Charts and diagrams as code:
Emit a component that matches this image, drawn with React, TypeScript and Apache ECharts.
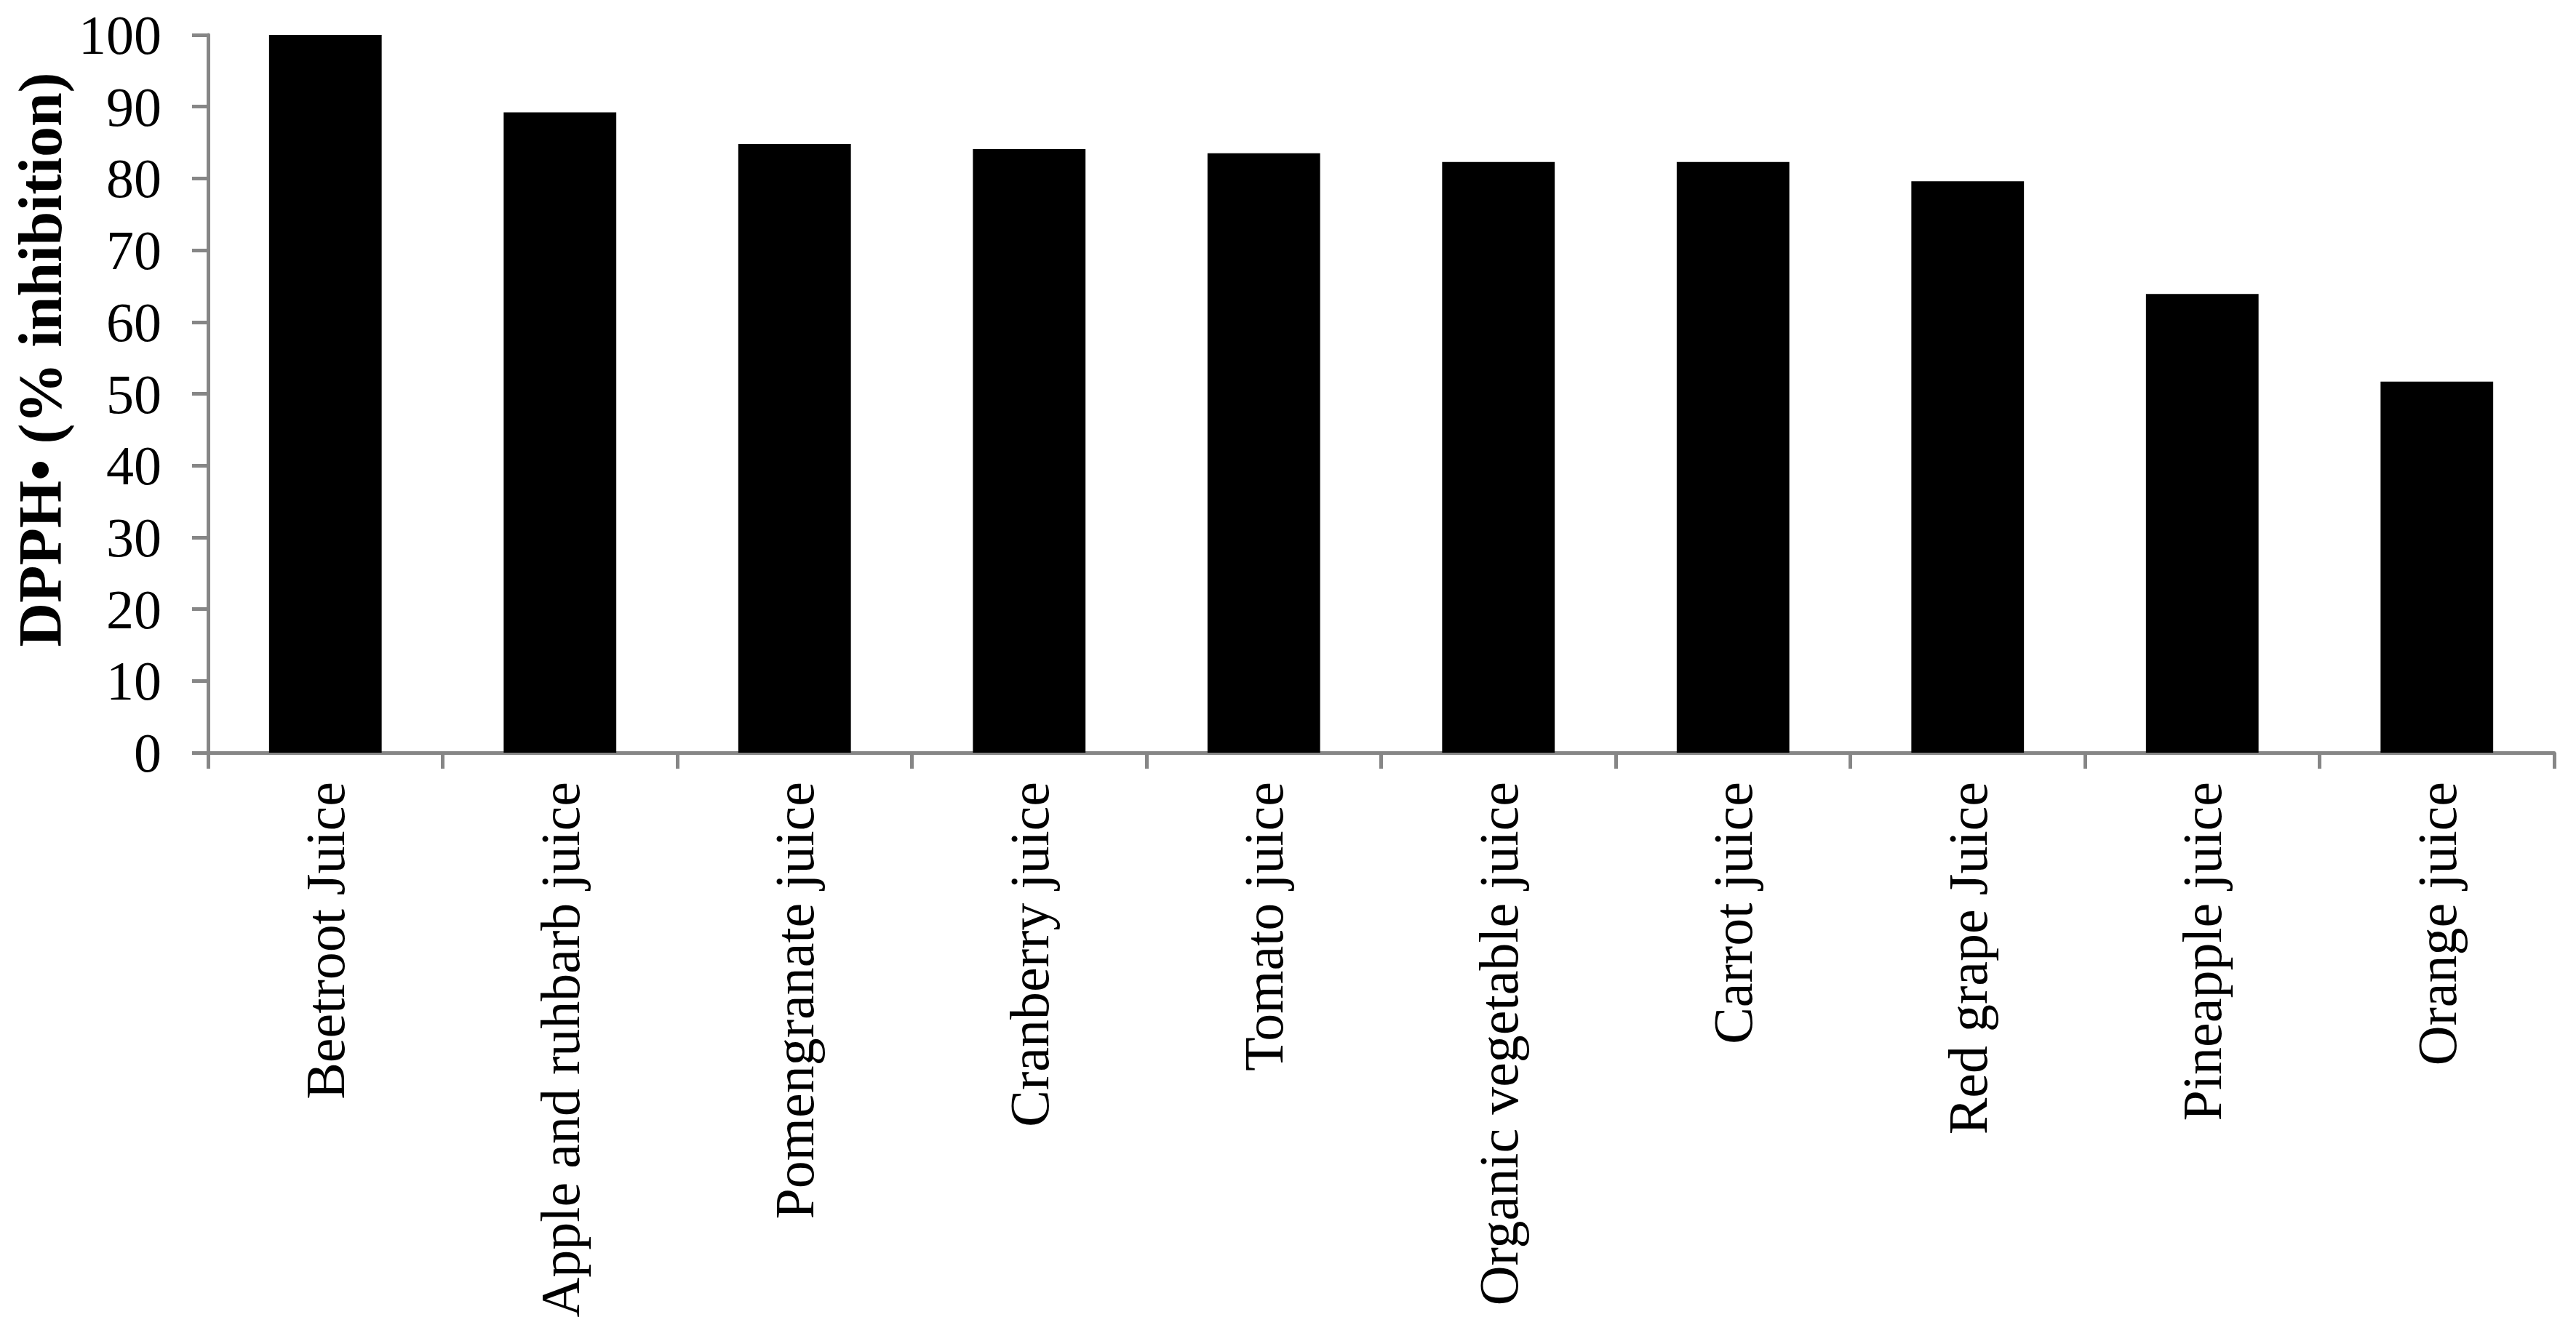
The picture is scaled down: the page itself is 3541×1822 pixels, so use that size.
import React, { useEffect, useRef } from "react";
import * as echarts from "echarts";

const categories = [
  "Beetroot Juice",
  "Apple and ruhbarb juice",
  "Pomengranate juice",
  "Cranberry juice",
  "Tomato juice",
  "Organic vegetable juice",
  "Carrot juice",
  "Red grape Juice",
  "Pineapple juice",
  "Orange juice",
];
const inhibition = [100, 89.2, 84.8, 84.1, 83.5, 82.3, 82.3, 79.6, 63.9, 51.7];
const yTicks = { min: 0, max: 100, interval: 10 };

const AXIS_GREY = "#868686";
const FONT = "'Liberation Serif', 'Times New Roman', serif";

export default function App() {
  const ref = useRef<HTMLDivElement>(null);
  useEffect(() => {
    document.body.style.margin = "0";
    const chart = echarts.init(ref.current!, null, { renderer: "svg" });
    chart.setOption({
      animation: false,
      backgroundColor: "#ffffff",
      grid: {
        left: 286,
        right: 30,
        top: 48,
        bottom: 787,
        containLabel: false,
        outerBoundsMode: "none",
      },
      xAxis: {
        type: "category",
        data: categories,
        axisLine: { show: true, lineStyle: { color: AXIS_GREY, width: 5 } },
        axisTick: { show: true, length: 22, lineStyle: { color: AXIS_GREY, width: 5 } },
        axisLabel: {
          rotate: 90,
          margin: 40,
          color: "#000",
          fontFamily: FONT,
          fontSize: 76,
          interval: 0,
        },
        splitLine: { show: false },
      },
      yAxis: {
        type: "value",
        min: yTicks.min,
        max: yTicks.max,
        interval: yTicks.interval,
        name: "DPPH• (% inhibition)",
        nameLocation: "middle",
        nameGap: 184,
        nameTextStyle: {
          color: "#000",
          fontFamily: FONT,
          fontSize: 84,
          fontWeight: "bold",
          padding: [0, 0, 0, 94],
        },
        axisLine: { show: true, lineStyle: { color: AXIS_GREY, width: 5 } },
        axisTick: { show: true, length: 22, lineStyle: { color: AXIS_GREY, width: 5 } },
        axisLabel: {
          margin: 64,
          color: "#000",
          fontFamily: FONT,
          fontSize: 76,
        },
        splitLine: { show: false },
      },
      series: [
        {
          type: "bar",
          data: inhibition,
          barWidth: "48%",
          itemStyle: { color: "#000000" },
        },
      ],
    });
    return () => chart.dispose();
  }, []);
  return <div ref={ref} style={{ width: 3541, height: 1822 }} />;
}
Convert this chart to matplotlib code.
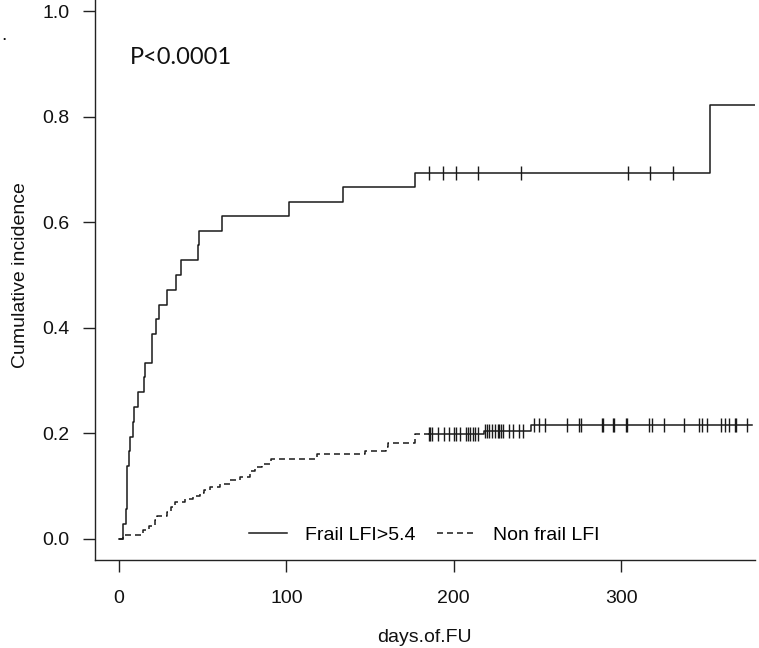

Task requirements:
Give back every line exactly as it stands, pictures excluded.

Worked solution:
Emit a component that matches this image, drawn with React, TypeScript and Apache ECharts.
The picture is scaled down: the page itself is 3541×1822 pixels, so use that size.
import React, { useEffect, useRef } from "react";
import * as echarts from "echarts";

const categories = [
  "Beetroot Juice",
  "Apple and ruhbarb juice",
  "Pomengranate juice",
  "Cranberry juice",
  "Tomato juice",
  "Organic vegetable juice",
  "Carrot juice",
  "Red grape Juice",
  "Pineapple juice",
  "Orange juice",
];
const inhibition = [100, 89.2, 84.8, 84.1, 83.5, 82.3, 82.3, 79.6, 63.9, 51.7];
const yTicks = { min: 0, max: 100, interval: 10 };

const AXIS_GREY = "#868686";
const FONT = "'Liberation Serif', 'Times New Roman', serif";

export default function App() {
  const ref = useRef<HTMLDivElement>(null);
  useEffect(() => {
    document.body.style.margin = "0";
    const chart = echarts.init(ref.current!, null, { renderer: "svg" });
    chart.setOption({
      animation: false,
      backgroundColor: "#ffffff",
      grid: {
        left: 286,
        right: 30,
        top: 48,
        bottom: 787,
        containLabel: false,
        outerBoundsMode: "none",
      },
      xAxis: {
        type: "category",
        data: categories,
        axisLine: { show: true, lineStyle: { color: AXIS_GREY, width: 5 } },
        axisTick: { show: true, length: 22, lineStyle: { color: AXIS_GREY, width: 5 } },
        axisLabel: {
          rotate: 90,
          margin: 40,
          color: "#000",
          fontFamily: FONT,
          fontSize: 76,
          interval: 0,
        },
        splitLine: { show: false },
      },
      yAxis: {
        type: "value",
        min: yTicks.min,
        max: yTicks.max,
        interval: yTicks.interval,
        name: "DPPH• (% inhibition)",
        nameLocation: "middle",
        nameGap: 184,
        nameTextStyle: {
          color: "#000",
          fontFamily: FONT,
          fontSize: 84,
          fontWeight: "bold",
          padding: [0, 0, 0, 94],
        },
        axisLine: { show: true, lineStyle: { color: AXIS_GREY, width: 5 } },
        axisTick: { show: true, length: 22, lineStyle: { color: AXIS_GREY, width: 5 } },
        axisLabel: {
          margin: 64,
          color: "#000",
          fontFamily: FONT,
          fontSize: 76,
        },
        splitLine: { show: false },
      },
      series: [
        {
          type: "bar",
          data: inhibition,
          barWidth: "48%",
          itemStyle: { color: "#000000" },
        },
      ],
    });
    return () => chart.dispose();
  }, []);
  return <div ref={ref} style={{ width: 3541, height: 1822 }} />;
}
Convert this chart to matplotlib code.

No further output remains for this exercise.